Most AI agents look successful at first because they are built and tested in controlled environments. Demos use clean inputs, predictable flows, and limited scope. The agent only sees what it was designed to handle. Failure paths are either skipped or handled manually. Under these conditions, almost any system appears capable.
Production removes those protections quickly. Inputs arrive late, incomplete, or inconsistent. Edge cases stop being rare and start shaping behavior. Latency affects user experience. Cost becomes visible at scale. Decisions that felt safe in a demo now carry real consequences.
If this sounds familiar, it should. Data engineering news has documented the same pattern for years. Early data platforms failed for similar reasons. Pipelines worked in isolation but broke under real load and variability. AI agents are repeating that mistake, only with a different interface layered on top.
Most AI agent failures follow predictable patterns that emerge once systems face real production pressure.
The most common failure point in production AI agents is data. Inputs that look stable during development rarely stay that way. Schemas evolve without notice. Fields go missing. Pipelines fall behind real events. These patterns have shown up for years in data engineering news, long before agents became popular.
Agents do not pause when data quality drops. They continue reasoning over whatever they receive. Partial or outdated inputs still produce confident outputs. To a user, this can look like intelligent behavior. In reality, it is structured guesswork.
Without strong data observability, teams cannot detect when inputs degrade or pipelines lag. The agent keeps operating, errors accumulate, and trust erodes quietly. This is not an edge case. It is the default when data foundations are weak.
The second failure mode is lack of visibility into agent behavior. Many systems ship without decision logs, action traces, or metrics tied to outcomes. When something goes wrong, teams know an error happened but cannot explain how or why.
This creates a dangerous situation. An agent may take an incorrect action, but there is no record of the reasoning path that led there. Fixes become guesswork. Rollbacks become blunt. Over time, teams stop trusting the system.
Data observability is not a tooling add-on in this context. It is a production requirement. If you cannot inspect decisions, trace actions, and measure impact, you cannot operate an autonomous system safely.
Even when data and visibility are addressed, many agents fail due to unclear ownership. No one knows who owns behavior, who responds when something breaks at 2 am, or who approves changes to logic.
Model teams often assume operations will handle incidents. Operations teams were never involved in design. The result is slow response, finger-pointing, and gradual system decay.
In production AI, ownership is part of the system. Without it, even well designed agents fail over time.

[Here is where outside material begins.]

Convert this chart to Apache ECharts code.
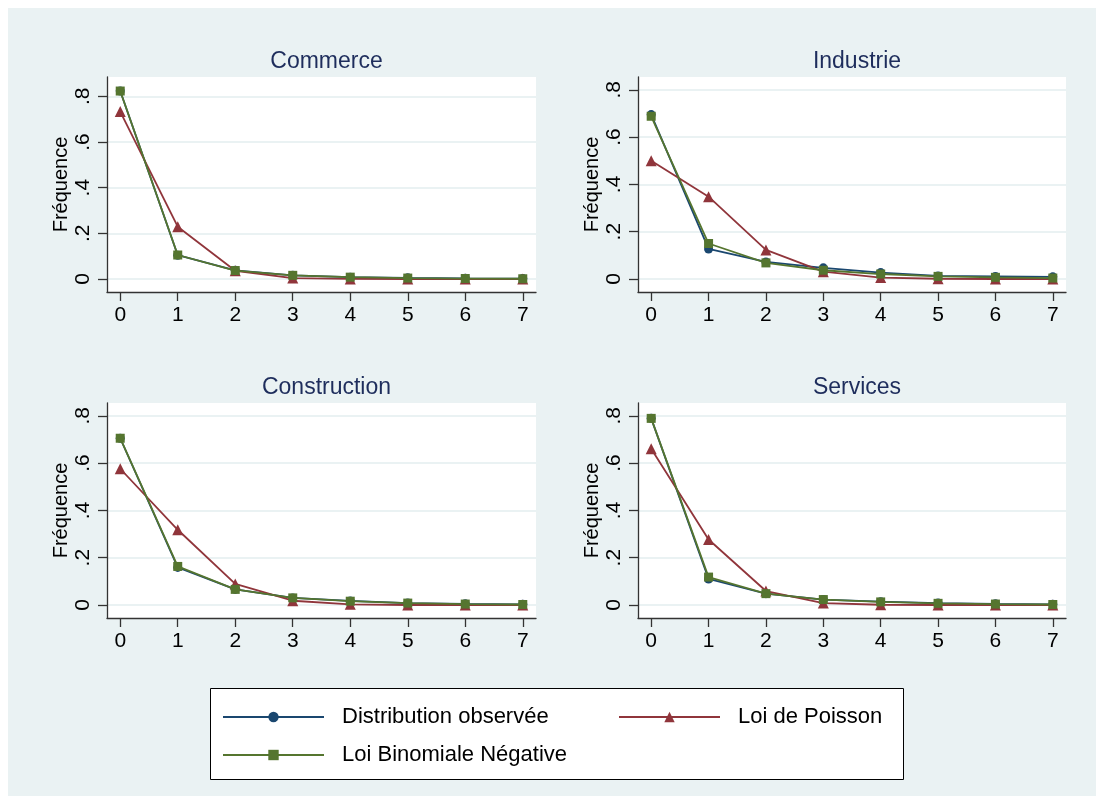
<!DOCTYPE html>
<html>
<head>
<meta charset="utf-8">
<script src="https://cdn.jsdelivr.net/npm/echarts@6/dist/echarts.min.js"></script>
<style>html,body{margin:0;padding:0;background:#fff;}#c{width:1096px;height:796px;}</style>
</head>
<body>
<div id="c"></div>
<script>
// ---- data ----
const counts = [0, 1, 2, 3, 4, 5, 6, 7];
const panels = ['Commerce', 'Industrie', 'Construction', 'Services'];
const seriesNames = ['Distribution observée', 'Loi de Poisson', 'Loi Binomiale Négative'];
const yTicks = [0, 0.2, 0.4, 0.6, 0.8];
const yTickLabels = ['0', '.2', '.4', '.6', '.8'];

const commerceObs     = [0.823, 0.104, 0.038, 0.016, 0.008, 0.005, 0.003, 0.002];
const commercePoisson = [0.733, 0.229, 0.036, 0.004, 0.0004, 0.0, 0.0, 0.0];
const commerceNB      = [0.823, 0.105, 0.037, 0.016, 0.008, 0.004, 0.002, 0.001];

const industrieObs     = [0.695, 0.127, 0.072, 0.047, 0.027, 0.013, 0.011, 0.009];
const industriePoisson = [0.500, 0.348, 0.123, 0.031, 0.006, 0.001, 0.0, 0.0];
const industrieNB      = [0.688, 0.150, 0.068, 0.037, 0.021, 0.011, 0.007, 0.004];

const constructionObs     = [0.705, 0.159, 0.066, 0.030, 0.017, 0.008, 0.005, 0.003];
const constructionPoisson = [0.576, 0.318, 0.089, 0.018, 0.003, 0.0, 0.0, 0.0];
const constructionNB      = [0.705, 0.163, 0.066, 0.030, 0.016, 0.008, 0.004, 0.002];

const servicesObs     = [0.789, 0.110, 0.048, 0.023, 0.014, 0.008, 0.005, 0.003];
const servicesPoisson = [0.661, 0.277, 0.059, 0.008, 0.001, 0.0, 0.0, 0.0];
const servicesNB      = [0.789, 0.118, 0.048, 0.023, 0.013, 0.007, 0.004, 0.002];

const panelData = [
  [commerceObs, commercePoisson, commerceNB],
  [industrieObs, industriePoisson, industrieNB],
  [constructionObs, constructionPoisson, constructionNB],
  [servicesObs, servicesPoisson, servicesNB]
];

// ---- layout / style ----
const FONT = '"Liberation Sans", Arial, Helvetica, sans-serif';
const colors = ['#1a476f', '#90353b', '#55752f'];
const symbols = ['circle', 'triangle', 'rect'];
const symbolSizes = [9, 11, 9];
const bg = '#eaf2f3';
const grids = [
  {left: 107, top: 77, width: 429, height: 215},
  {left: 638, top: 77, width: 428, height: 215},
  {left: 107, top: 403, width: 429, height: 215},
  {left: 638, top: 403, width: 428, height: 215}
];
const yRanges = [[-0.057, 0.8845], [-0.055, 0.854], [-0.055, 0.854], [-0.055, 0.854]];

const legendText = {fontFamily: FONT, fontSize: 22, color: '#000', lineHeight: 24, padding: [0, 0, 0, 13]};

const option = {
  animation: false,
  backgroundColor: '#ffffff',
  textStyle: {fontFamily: FONT},
  graphic: [
    {type: 'rect', z: -10, shape: {x: 8, y: 8, width: 1088, height: 788}, style: {fill: bg}},
    {type: 'rect', z: -5, shape: {x: 210.5, y: 688.5, width: 693, height: 91}, style: {fill: '#fff', stroke: '#000', lineWidth: 1}}
  ],
  title: panels.map((p, i) => ({
    text: p,
    left: grids[i].left + grids[i].width / 2,
    top: grids[i].top - 32,
    textAlign: 'center',
    textStyle: {fontFamily: FONT, fontSize: 23, fontWeight: 'normal', color: '#1e2d5c'}
  })),
  legend: [
    {
      orient: 'vertical', left: 222, top: 705, padding: 0, itemWidth: 101, itemHeight: 13, itemGap: 14,
      data: [seriesNames[0], seriesNames[2]],
      textStyle: legendText
    },
    {
      orient: 'vertical', left: 618, top: 705, padding: 0, itemWidth: 101, itemHeight: 13, itemGap: 14,
      data: [seriesNames[1]],
      textStyle: legendText
    }
  ],
  grid: grids.map(g => Object.assign({show: true, backgroundColor: '#fff', borderWidth: 0}, g)),
  xAxis: grids.map((g, i) => ({
    type: 'value', gridIndex: i, min: -0.23, max: 7.23,
    axisLine: {show: true, onZero: false, lineStyle: {color: '#333', width: 1.3}},
    axisTick: {show: true, length: 9, customValues: counts, lineStyle: {color: '#333', width: 1.3}},
    axisLabel: {customValues: counts, fontSize: 21, color: '#000', margin: 13, fontFamily: FONT},
    splitLine: {show: false}
  })),
  yAxis: grids.map((g, i) => ({
    type: 'value', gridIndex: i, min: yRanges[i][0], max: yRanges[i][1],
    name: 'Fréquence', nameLocation: 'middle', nameRotate: 90, nameGap: 36,
    nameTextStyle: {fontSize: 20, color: '#000', fontFamily: FONT},
    axisLine: {show: true, onZero: false, lineStyle: {color: '#333', width: 1.3}},
    axisTick: {show: true, length: 9, customValues: yTicks, lineStyle: {color: '#333', width: 1.3}},
    axisLabel: {
      customValues: yTicks, rotate: 90, fontSize: 21, color: '#000', margin: 13, fontFamily: FONT,
      formatter: v => { const k = yTicks.findIndex(t => Math.abs(t - v) < 1e-6); return k >= 0 ? yTickLabels[k] : ''; }
    },
    splitLine: {show: true, lineStyle: {color: bg, width: 2}}
  })),
  series: []
};

panelData.forEach((arrs, pi) => {
  arrs.forEach((vals, si) => {
    option.series.push({
      name: seriesNames[si], type: 'line', xAxisIndex: pi, yAxisIndex: pi,
      data: counts.map((c, k) => [c, vals[k]]),
      symbol: symbols[si], symbolSize: symbolSizes[si], showAllSymbol: true,
      itemStyle: {color: colors[si]},
      lineStyle: {color: colors[si], width: 1.8},
      z: 2 + si
    });
  });
});

const chart = echarts.init(document.getElementById('c'), null, {renderer: 'canvas'});
chart.setOption(option);
</script>
</body>
</html>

When AI agent projects fail, teams usually blame the tools. The model was not strong enough. The orchestration layer was immature. The framework made things too complex. This reaction shows up often in ai agents news, especially right after a project stalls.
In practice, tools are rarely the reason systems fail. The same models and frameworks succeed in other teams and other environments. What changes is not the toolchain. It is how the system is designed and operated.
Most failures come from unclear scope, weak data foundations, missing monitoring, and lack of ownership. Tool announcements dominate headlines because they are easy to package. Production lessons are quieter and harder to explain. As a result, teams keep switching tools instead of fixing the underlying system problems.
The systems that survive in production share a few consistent patterns. They do less, but they do it reliably.
Workflows are narrow and well defined. Success metrics are explicit. Monitoring is built in from the start. There are clear paths for human override when the system behaves unexpectedly.
These teams treat data observability as part of system design, not an afterthought. They also bring data engineering discipline into agent development. Maturity shows up in constraints, not complexity.
Not all ai agents news deserves the same attention. Teams need a better filter.
Pay attention to mentions of production rollouts, monitoring, ownership, and KPIs. These signal systems that have faced real usage.
Ignore autonomy claims without constraints and scale claims without metrics. Those headlines describe potential, not reliability.
AI agents are not failing because the technology is immature. They fail for the same reasons complex systems have always failed. Weak data foundations, missing observability, and unclear ownership show up quickly once systems face real load. Production discipline is what separates short lived demos from systems that last. Teams that treat agents as operational systems, not experiments, build trust and durability. The next phase of ai agents news will focus less on what launches and more on what continues to run reliably over time.